An Excuse to Talk About Death
I’ve found that talking about death is a taboo subject. People don’t want to talk about it. There is no easy way to bring it up. This is problematic when family members or social workers want to discuss end of life issues with their loved ones or clients. “How do we bring up death?” is among the questions I’m most often asked.
“How do we bring up death?”
I suggest that people follow the news for clues. When someone famous dies, a window is opened for a serious discussion about our own mortality. Recently, there have been two examples that serve as examples. Senator Robert C. Byrd from West Virginia and George Steinbrenner, owner of the New York Yankees. Both were major public figures whose deaths were (and in Mr. Steinbrenner’s case, are still) major media stories. It is our job to create a conversation that will allow us to springboard towards our loved ones.

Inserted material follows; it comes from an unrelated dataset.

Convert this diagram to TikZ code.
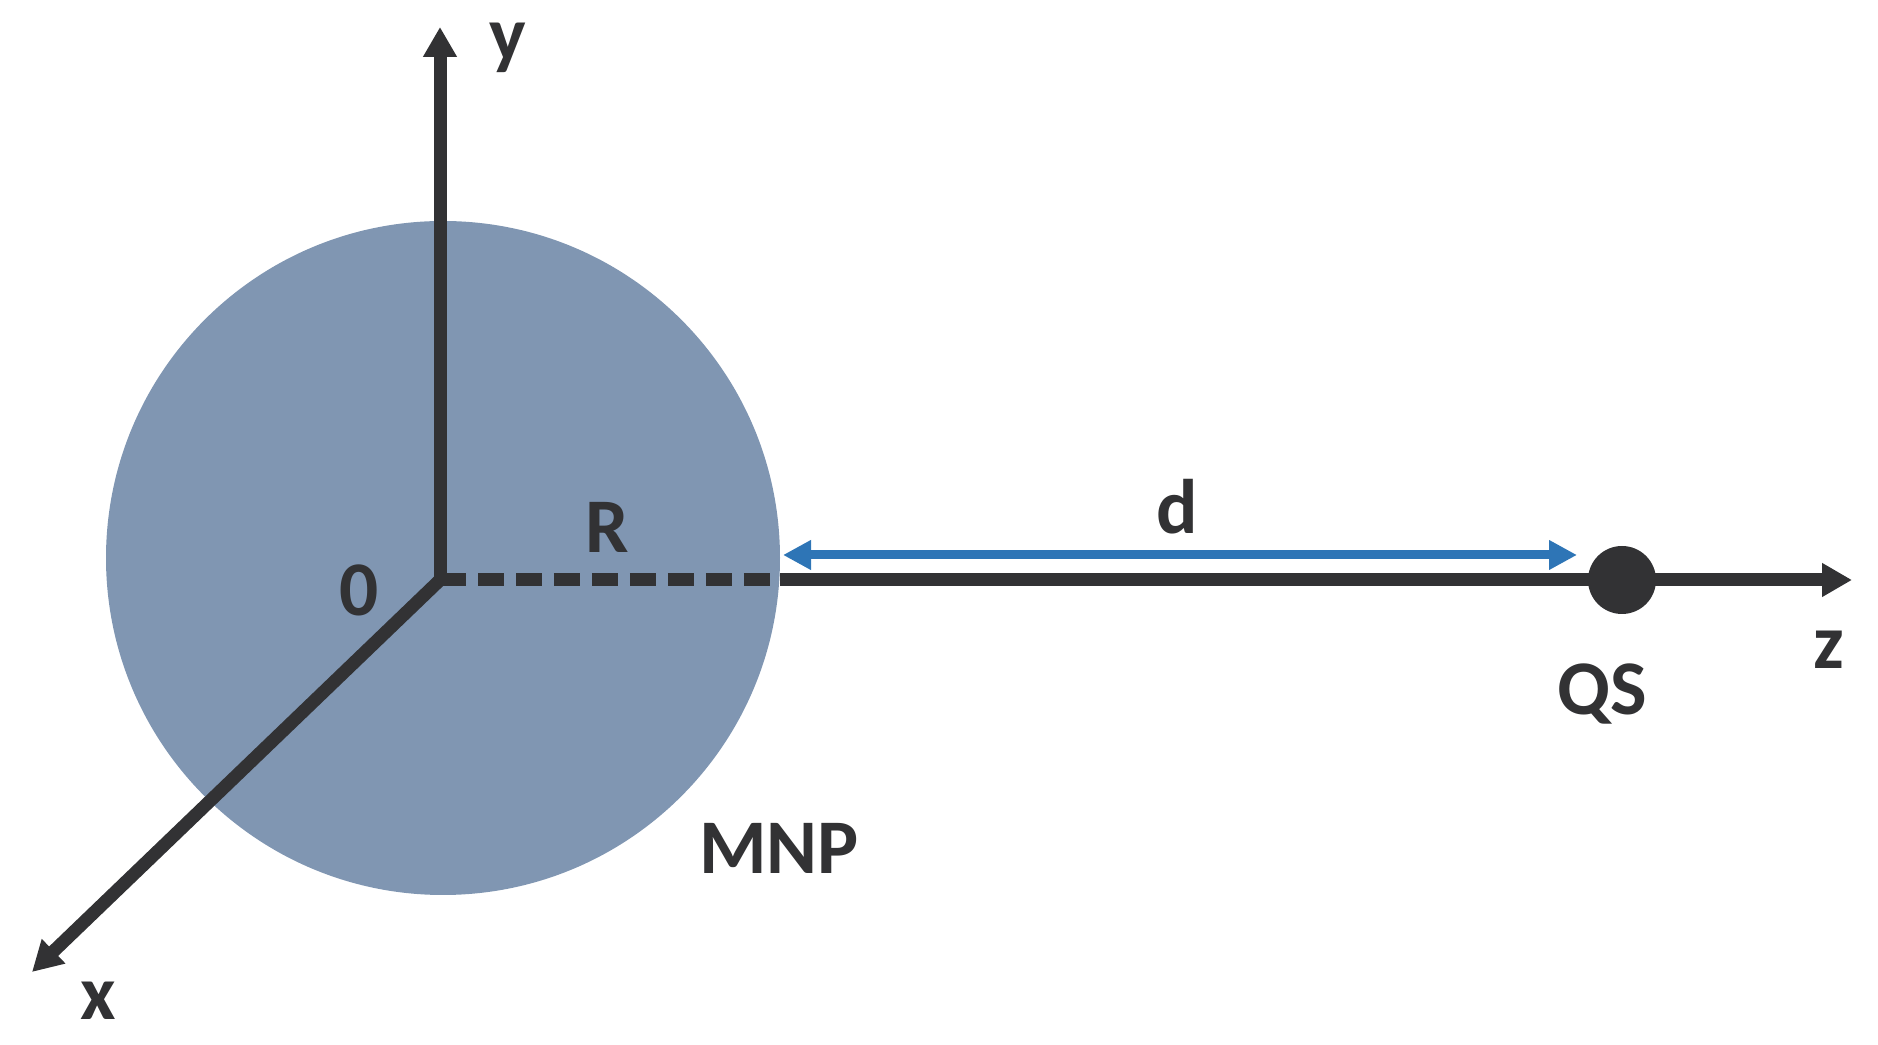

Michael Jackson’s death last summer provided me with a great teaching moment for high school students. It opened an avenue to discuss how the Jewish approach to a funeral and burial was so very different than what we saw on TV and read in the papers. And I found that the students were able to relate to these differences.
An important note: Every situation is unique and regardless how the conversation is brought up, it needs to be done sensitively and with undivided attention. Blackberries and phones need to be turned off. The person needs to feel that you’re speaking with them out of love and concern, and not because you’re “anxious to see them go” and are already onto the next task.